-- start of Source data --
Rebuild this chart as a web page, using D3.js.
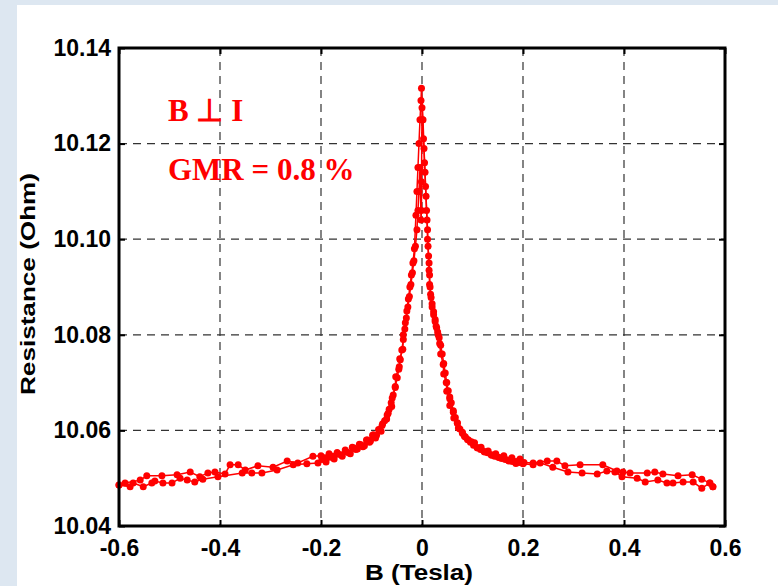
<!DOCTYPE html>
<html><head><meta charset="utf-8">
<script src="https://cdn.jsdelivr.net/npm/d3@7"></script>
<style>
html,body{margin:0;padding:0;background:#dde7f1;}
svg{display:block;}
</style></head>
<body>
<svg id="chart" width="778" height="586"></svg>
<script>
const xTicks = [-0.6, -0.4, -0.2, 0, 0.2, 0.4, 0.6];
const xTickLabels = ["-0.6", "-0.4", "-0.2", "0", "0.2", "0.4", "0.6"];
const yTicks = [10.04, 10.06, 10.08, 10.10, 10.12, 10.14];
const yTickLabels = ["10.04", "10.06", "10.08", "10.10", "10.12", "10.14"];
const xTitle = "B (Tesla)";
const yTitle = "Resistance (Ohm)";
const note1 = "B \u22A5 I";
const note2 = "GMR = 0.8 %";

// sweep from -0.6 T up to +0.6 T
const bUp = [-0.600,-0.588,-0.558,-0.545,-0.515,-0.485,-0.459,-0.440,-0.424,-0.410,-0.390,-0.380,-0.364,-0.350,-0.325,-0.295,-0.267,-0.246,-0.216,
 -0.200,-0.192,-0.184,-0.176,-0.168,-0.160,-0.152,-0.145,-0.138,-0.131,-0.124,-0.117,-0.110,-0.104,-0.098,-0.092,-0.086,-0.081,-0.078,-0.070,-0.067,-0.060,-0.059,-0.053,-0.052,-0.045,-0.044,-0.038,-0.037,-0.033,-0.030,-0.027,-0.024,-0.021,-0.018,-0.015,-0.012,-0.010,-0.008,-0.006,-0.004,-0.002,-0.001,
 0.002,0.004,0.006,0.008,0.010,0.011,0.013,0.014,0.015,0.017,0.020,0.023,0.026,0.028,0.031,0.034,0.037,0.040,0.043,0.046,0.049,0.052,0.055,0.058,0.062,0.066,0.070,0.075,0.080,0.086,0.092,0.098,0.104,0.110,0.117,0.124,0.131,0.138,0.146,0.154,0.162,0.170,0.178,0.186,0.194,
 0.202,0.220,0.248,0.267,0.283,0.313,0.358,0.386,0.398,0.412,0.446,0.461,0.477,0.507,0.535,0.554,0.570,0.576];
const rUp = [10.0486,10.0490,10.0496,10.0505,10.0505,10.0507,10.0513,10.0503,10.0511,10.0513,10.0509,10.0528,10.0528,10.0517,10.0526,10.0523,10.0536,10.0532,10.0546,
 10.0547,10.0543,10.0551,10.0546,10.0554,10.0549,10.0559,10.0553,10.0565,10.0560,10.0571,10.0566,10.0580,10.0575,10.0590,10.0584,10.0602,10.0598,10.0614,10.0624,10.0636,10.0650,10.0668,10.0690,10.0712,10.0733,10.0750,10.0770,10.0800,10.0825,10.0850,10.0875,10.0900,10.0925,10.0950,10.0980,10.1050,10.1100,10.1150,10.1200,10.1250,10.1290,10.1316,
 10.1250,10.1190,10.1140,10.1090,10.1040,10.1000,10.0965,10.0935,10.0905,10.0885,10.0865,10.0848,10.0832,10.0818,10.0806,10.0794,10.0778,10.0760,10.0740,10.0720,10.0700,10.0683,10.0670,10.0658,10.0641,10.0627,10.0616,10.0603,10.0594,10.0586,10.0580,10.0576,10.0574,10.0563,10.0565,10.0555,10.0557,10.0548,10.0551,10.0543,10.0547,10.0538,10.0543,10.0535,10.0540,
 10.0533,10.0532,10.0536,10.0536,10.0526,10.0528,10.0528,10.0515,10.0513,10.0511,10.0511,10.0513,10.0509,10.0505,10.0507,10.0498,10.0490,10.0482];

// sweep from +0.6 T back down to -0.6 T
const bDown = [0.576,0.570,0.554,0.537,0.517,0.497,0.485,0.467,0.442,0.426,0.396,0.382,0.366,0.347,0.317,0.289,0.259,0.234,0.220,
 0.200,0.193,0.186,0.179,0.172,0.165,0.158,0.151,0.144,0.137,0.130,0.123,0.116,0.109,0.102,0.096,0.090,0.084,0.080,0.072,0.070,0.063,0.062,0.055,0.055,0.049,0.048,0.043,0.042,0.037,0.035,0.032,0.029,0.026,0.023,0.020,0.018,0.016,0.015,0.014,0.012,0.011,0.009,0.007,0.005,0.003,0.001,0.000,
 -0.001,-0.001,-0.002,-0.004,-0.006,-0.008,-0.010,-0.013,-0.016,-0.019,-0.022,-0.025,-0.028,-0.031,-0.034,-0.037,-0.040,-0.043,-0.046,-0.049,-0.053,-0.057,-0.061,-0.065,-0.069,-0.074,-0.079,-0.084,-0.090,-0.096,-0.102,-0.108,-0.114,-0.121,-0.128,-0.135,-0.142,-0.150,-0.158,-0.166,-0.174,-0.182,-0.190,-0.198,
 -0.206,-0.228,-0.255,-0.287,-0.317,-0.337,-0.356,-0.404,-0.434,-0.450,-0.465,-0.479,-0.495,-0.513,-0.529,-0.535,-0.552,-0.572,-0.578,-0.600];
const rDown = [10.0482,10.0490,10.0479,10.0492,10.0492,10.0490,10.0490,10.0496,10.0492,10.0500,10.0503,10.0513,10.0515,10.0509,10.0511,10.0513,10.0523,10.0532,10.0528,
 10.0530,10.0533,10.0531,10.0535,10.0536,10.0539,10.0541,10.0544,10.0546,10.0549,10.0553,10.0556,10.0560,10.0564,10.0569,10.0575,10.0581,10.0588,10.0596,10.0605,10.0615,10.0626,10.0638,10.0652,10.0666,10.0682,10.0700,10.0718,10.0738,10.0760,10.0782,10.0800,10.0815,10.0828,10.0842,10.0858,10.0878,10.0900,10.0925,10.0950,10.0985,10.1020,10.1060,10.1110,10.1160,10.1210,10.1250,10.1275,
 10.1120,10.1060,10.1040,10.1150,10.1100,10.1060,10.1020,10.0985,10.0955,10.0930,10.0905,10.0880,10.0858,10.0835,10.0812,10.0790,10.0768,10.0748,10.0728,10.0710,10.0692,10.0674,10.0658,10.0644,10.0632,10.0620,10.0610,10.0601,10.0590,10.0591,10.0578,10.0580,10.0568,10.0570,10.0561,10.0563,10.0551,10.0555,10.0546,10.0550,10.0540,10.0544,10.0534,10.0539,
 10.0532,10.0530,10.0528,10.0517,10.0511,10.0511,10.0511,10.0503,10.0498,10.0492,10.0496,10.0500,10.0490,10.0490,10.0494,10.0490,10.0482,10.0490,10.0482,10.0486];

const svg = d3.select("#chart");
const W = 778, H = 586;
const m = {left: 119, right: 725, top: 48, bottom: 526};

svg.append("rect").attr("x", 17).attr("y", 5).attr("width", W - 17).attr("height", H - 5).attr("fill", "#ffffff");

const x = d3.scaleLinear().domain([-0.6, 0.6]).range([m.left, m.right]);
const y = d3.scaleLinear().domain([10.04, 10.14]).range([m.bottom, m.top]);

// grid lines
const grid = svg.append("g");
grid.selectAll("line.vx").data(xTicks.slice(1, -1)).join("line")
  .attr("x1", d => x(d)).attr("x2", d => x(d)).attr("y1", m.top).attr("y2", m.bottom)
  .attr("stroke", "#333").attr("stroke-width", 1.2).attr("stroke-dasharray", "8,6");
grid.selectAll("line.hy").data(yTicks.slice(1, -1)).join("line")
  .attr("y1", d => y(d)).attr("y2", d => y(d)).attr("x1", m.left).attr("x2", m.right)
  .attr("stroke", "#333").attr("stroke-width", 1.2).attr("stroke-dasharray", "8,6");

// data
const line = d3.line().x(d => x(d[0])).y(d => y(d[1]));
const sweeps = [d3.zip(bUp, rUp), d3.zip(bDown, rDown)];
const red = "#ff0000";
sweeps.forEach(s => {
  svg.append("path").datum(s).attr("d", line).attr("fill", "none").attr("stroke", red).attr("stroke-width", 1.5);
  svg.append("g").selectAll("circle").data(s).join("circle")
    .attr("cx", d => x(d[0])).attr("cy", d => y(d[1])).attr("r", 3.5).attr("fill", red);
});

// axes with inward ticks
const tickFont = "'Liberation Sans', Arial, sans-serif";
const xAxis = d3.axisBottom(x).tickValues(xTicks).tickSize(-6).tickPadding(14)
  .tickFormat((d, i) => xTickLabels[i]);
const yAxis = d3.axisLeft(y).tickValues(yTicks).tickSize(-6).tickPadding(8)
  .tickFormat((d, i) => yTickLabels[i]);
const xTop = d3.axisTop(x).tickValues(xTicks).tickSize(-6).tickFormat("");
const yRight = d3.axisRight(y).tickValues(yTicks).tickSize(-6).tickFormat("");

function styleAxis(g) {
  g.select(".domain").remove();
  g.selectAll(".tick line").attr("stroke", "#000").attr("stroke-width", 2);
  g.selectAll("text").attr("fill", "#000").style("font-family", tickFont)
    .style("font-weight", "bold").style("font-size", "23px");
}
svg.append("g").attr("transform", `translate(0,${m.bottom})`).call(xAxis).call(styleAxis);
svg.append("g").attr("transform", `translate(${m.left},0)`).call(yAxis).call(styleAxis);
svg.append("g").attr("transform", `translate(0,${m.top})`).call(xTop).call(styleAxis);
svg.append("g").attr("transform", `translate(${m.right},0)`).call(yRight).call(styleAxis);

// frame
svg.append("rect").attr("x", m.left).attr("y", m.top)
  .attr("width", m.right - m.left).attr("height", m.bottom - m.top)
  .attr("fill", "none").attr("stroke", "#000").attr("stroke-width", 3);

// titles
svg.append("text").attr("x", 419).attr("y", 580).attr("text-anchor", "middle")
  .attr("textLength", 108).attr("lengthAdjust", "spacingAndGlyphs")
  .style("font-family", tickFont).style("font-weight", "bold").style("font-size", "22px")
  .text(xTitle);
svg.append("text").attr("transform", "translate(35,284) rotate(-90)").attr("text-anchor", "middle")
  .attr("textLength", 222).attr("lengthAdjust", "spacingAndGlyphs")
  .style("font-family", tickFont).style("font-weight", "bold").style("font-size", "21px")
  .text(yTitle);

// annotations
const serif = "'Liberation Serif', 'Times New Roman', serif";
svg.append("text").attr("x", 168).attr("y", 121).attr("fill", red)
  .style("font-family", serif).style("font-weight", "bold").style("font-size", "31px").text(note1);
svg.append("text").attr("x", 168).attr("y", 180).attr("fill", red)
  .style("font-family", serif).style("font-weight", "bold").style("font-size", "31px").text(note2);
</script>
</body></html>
-- end of Source data --
◆ Exercise task ◆
Take every line from the data above that holds "chart" and copy it out.

◆ Completed exercise ◆
Rebuild this chart as a web page, using D3.js.
<svg id="chart" width="778" height="586"></svg>
const svg = d3.select("#chart");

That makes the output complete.